The Court overrules the demurrer on this claim.
“A landlord of a dwelling may not demand rent, collect rent,
issue a notice of a rent increase, or issue a three-day notice to pay rent or
quit pursuant to subdivision (2) of Section 1161 of the Code of Civil
Procedure, if all of the following conditions exist prior to the landlord's
demand or notice:
(1) The dwelling substantially lacks any of the affirmative
standard characteristics listed in Section 1941.1 or violates Section 17920.10
of the Health and Safety Code, or is deemed and declared substandard as set
forth in Section 17920.3 of the Health and Safety Code because conditions
listed in that section exist to an extent that endangers the life, limb, health,
property, safety, or welfare of the public or the occupants of the dwelling.
(2) A public officer or employee who is responsible for the
enforcement of any housing law, after inspecting the premises, has notified the
landlord or the landlord's agent in writing of his or her obligations to abate
the nuisance or repair the substandard conditions.
(3) The conditions have existed and have not been abated 35
days beyond the date of service of the notice specified in paragraph (2) and
the delay is without good cause. For purposes of this subdivision, service
shall be complete at the time of deposit in the United States mail.
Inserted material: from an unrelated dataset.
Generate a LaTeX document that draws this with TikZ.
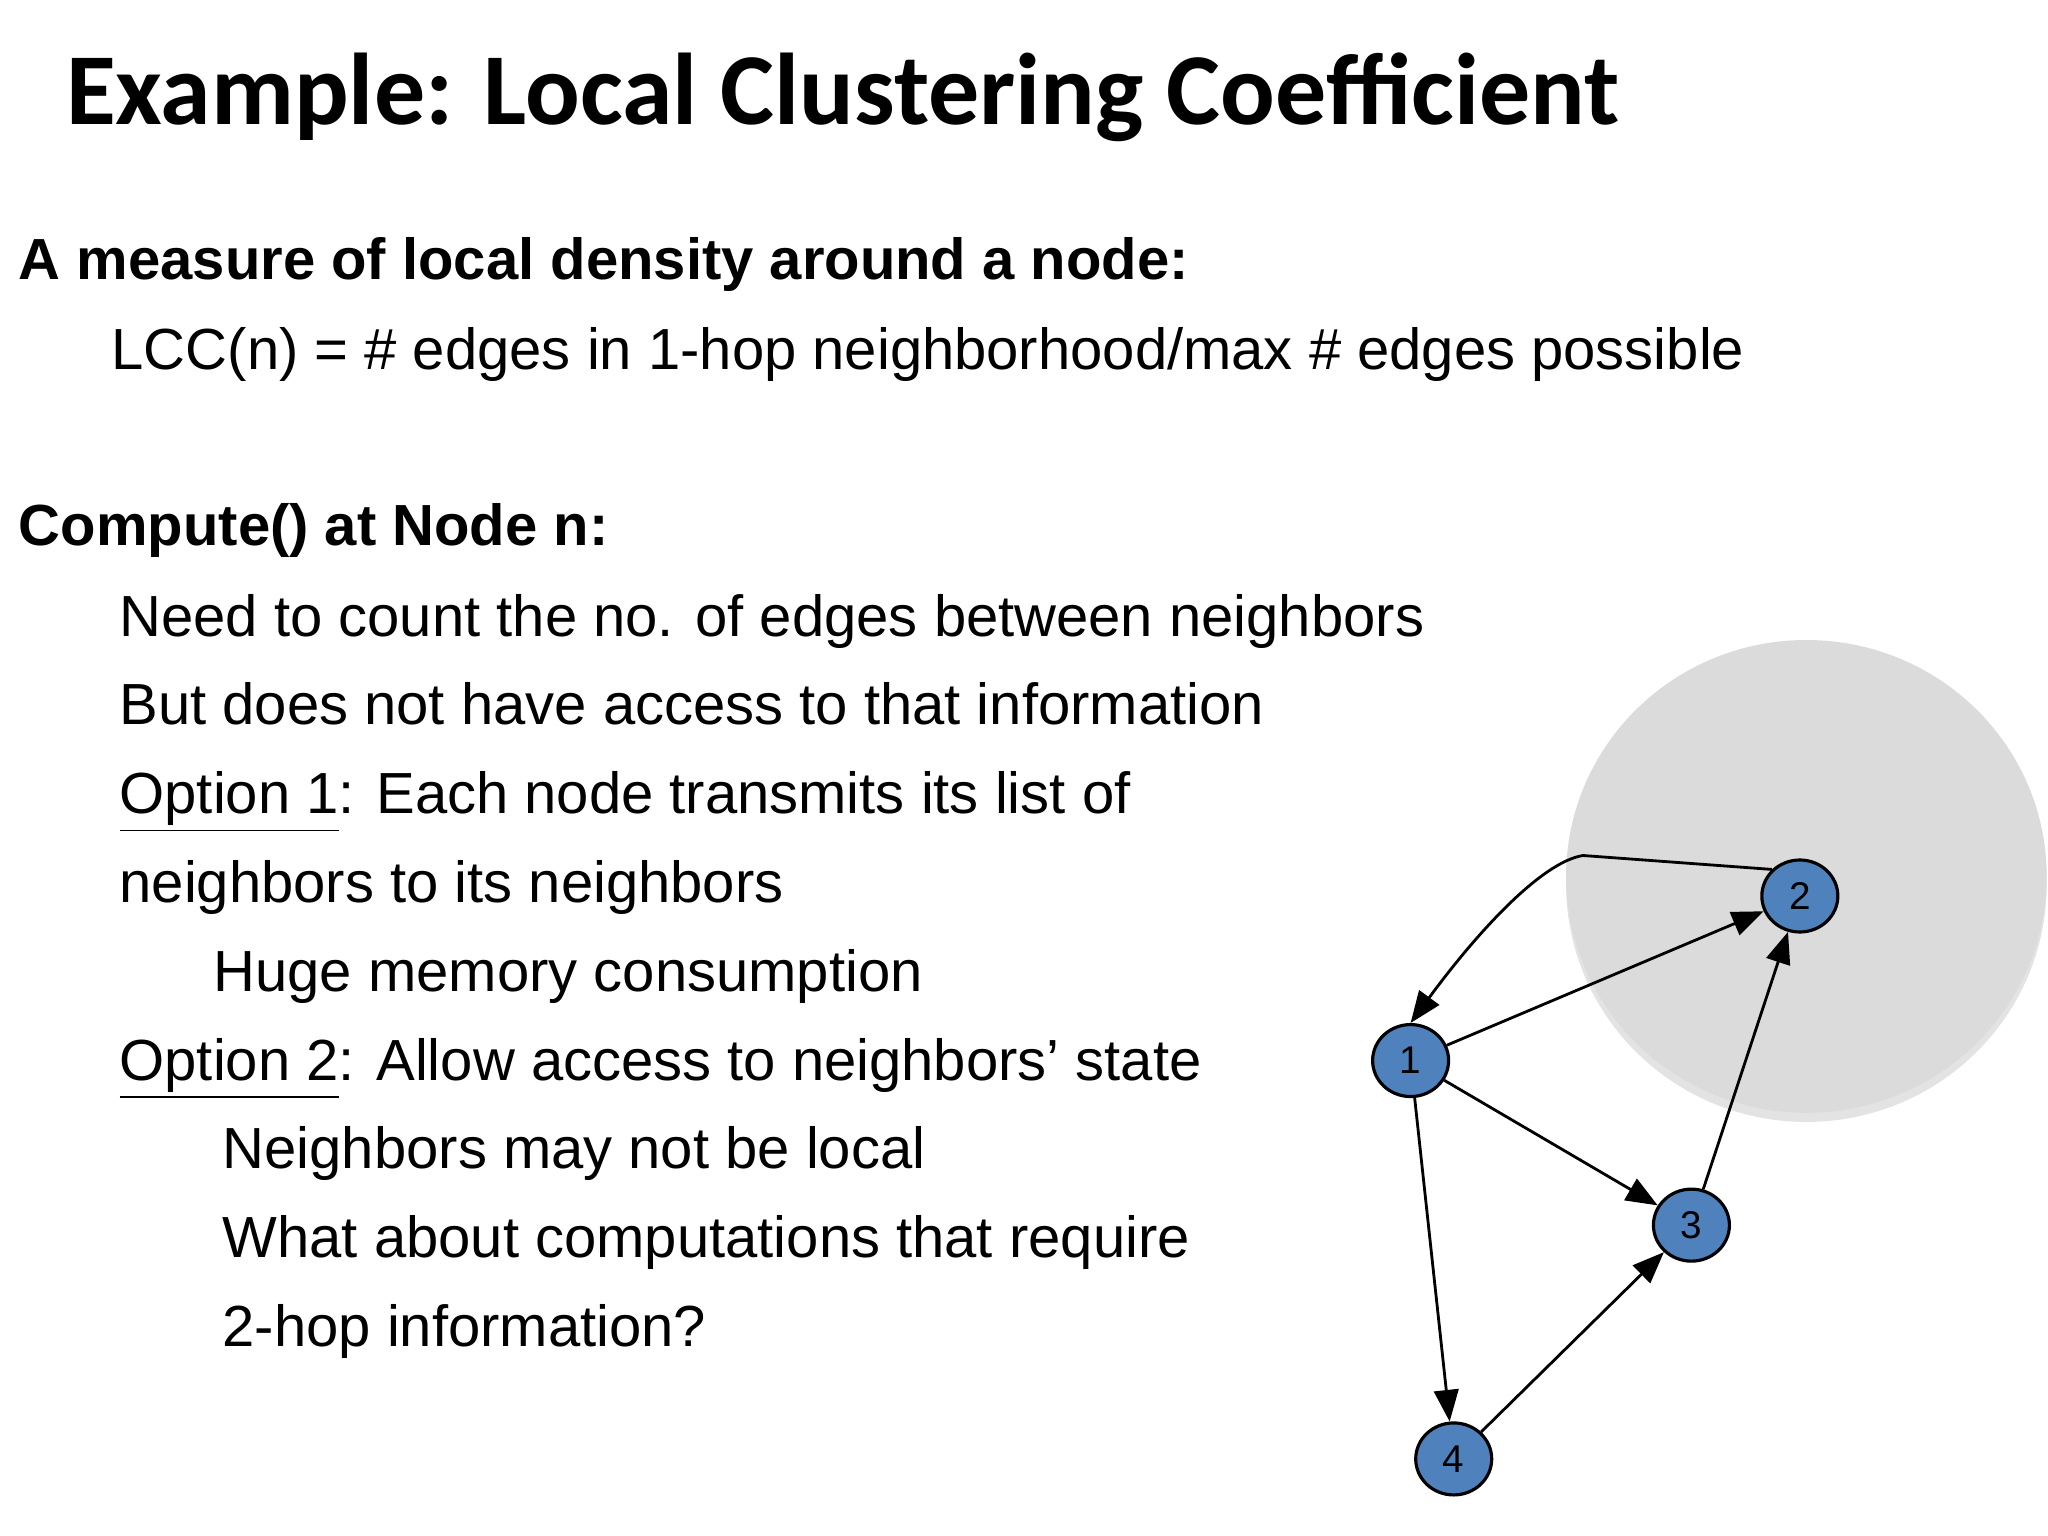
\documentclass[tikz,border=0pt]{standalone}
\usepackage{fontspec}
\setmainfont{Liberation Sans}
\newfontfamily\titlefont{Carlito}
\usetikzlibrary{arrows.meta,shapes.geometric}
\begin{document}
\begin{tikzpicture}[x=0.013061cm,y=-0.013061cm,
  txt/.style={anchor=base west,inner sep=0pt,font=\fontsize{16.5}{18}\selectfont},
  vtx/.style={ellipse,draw=black,line width=0.9pt,fill={rgb,255:red,79;green,129;blue,189},minimum width=0.76cm,minimum height=0.72cm,inner sep=0pt,font=\fontsize{11}{12}\selectfont},
  edge/.style={-{Triangle[length=9pt,width=7pt]},line width=0.8pt}]
\useasboundingbox (0,0) rectangle (1568,1176);
\node[anchor=base west,inner sep=0pt,font=\titlefont\bfseries\fontsize{29}{32}\selectfont] (title) at (50,95) {Example: Local Clustering Coefficient};
\node[txt,font=\bfseries\fontsize{16.5}{18}\selectfont] (t1) at (14,214) {A measure of local density around a node:};
\node[txt] (t2) at (85,283) {LCC(n) = \# edges in 1-hop neighborhood/max \# edges possible};
\node[txt,font=\bfseries\fontsize{16.5}{18}\selectfont] (t3) at (14,418) {Compute() at Node n:};
\node[txt] (t4) at (91,487) {Need to count the no. of edges between neighbors};
\node[txt] (t5) at (91,555) {But does not have access to that information};
\node[txt] (t6) at (91,623) {\underline{Option 1}: Each node transmits its list of};
\node[txt] (t7) at (91,691) {neighbors to its neighbors};
\node[txt] (t8) at (163,759) {Huge memory consumption};
\node[txt] (t9) at (91,827) {\underline{Option 2}: Allow access to neighbors’ state};
\node[txt] (t10) at (170,895) {Neighbors may not be local};
\node[txt] (t11) at (170,963) {What about computations that require};
\node[txt] (t12) at (170,1031) {2-hop information?};
% neighborhood disc
\fill[black!18,opacity=0.6] (1383,677) ellipse [x radius=184,y radius=182];
\node[ellipse,fill=black!14,minimum width=4.806cm,minimum height=4.728cm,inner sep=0pt] (hood) at (1383,671) {};
% graph
\node[vtx] (n1) at (1080,812) {1};
\node[vtx] (n2) at (1378,686) {2};
\node[vtx] (n3) at (1295,938) {3};
\node[vtx] (n4) at (1113,1117) {4};
\coordinate (bend) at (1212,655);
\draw[edge] (n1) -- (n2);
\draw[edge] (n1) -- (n3);
\draw[edge] (n1) -- (n4);
\draw[edge] (n4) -- (n3);
\draw[edge] (n3) -- (n2);
\draw[edge] (n2.north west) -- (bend) .. controls (1180,660) and (1130,715) .. (n1.north);
\end{tikzpicture}
\end{document}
(4) The conditions were not caused by an act or omission of
the tenant or lessee in violation of Section 1929 or 1941.2.”
(Civ. Code, § 1942.4, subd. (a).)
“A landlord who violates this section is liable to the
tenant or lessee for the actual damages sustained by the tenant or lessee and
special damages of not less than one hundred dollars ($100) and not more than
five thousand dollars ($5,000).” (Civ. Code, § 1942.4, subd. (b)(1).)
The statute of limitations for penalty statutes such as
section 1942.4 is one year. (Code Civ. Proc., § 340, subd. (a).)
Plaintiffs allege the Housing Department issued Notices and
Orders to Comply dated as follows:
• March 2017 (FAC ¶ 52);
• June 2019 (FAC ¶ 53);
• August 2019 (FAC ¶ 54); and
• October 2019 (FAC ¶ 55)
Moving
Defendants argue Plaintiffs are time-barred from seeking damages that accrued
before October 19, 2020, one year before the Complaint was filed. Defendants further
contend that it is the issuance of the Notice and Order to Comply that causes
the claim to accrue and the limitations period to start running. The statute
states otherwise. It is not the issuance of the notice under section
1942.4(a)(2) that creates the violation of section 1942.4(a). It is the
collection of rent (or other listed actions), if the enumerated conditions,
which include notice from law enforcement, exist.
Thus,
Plaintiffs may not raise claims for demands of rent, collection of rent,
increases to rent, or issuance of three-day notices to pay or quit which
occurred prior to October 19, 2020. Plaintiffs may raise claims relating to any
of those actions that occurred on October 19, 2020 or later, as long as the
required conditions existed at those times.
The
Court overrules the demurrer to this claim.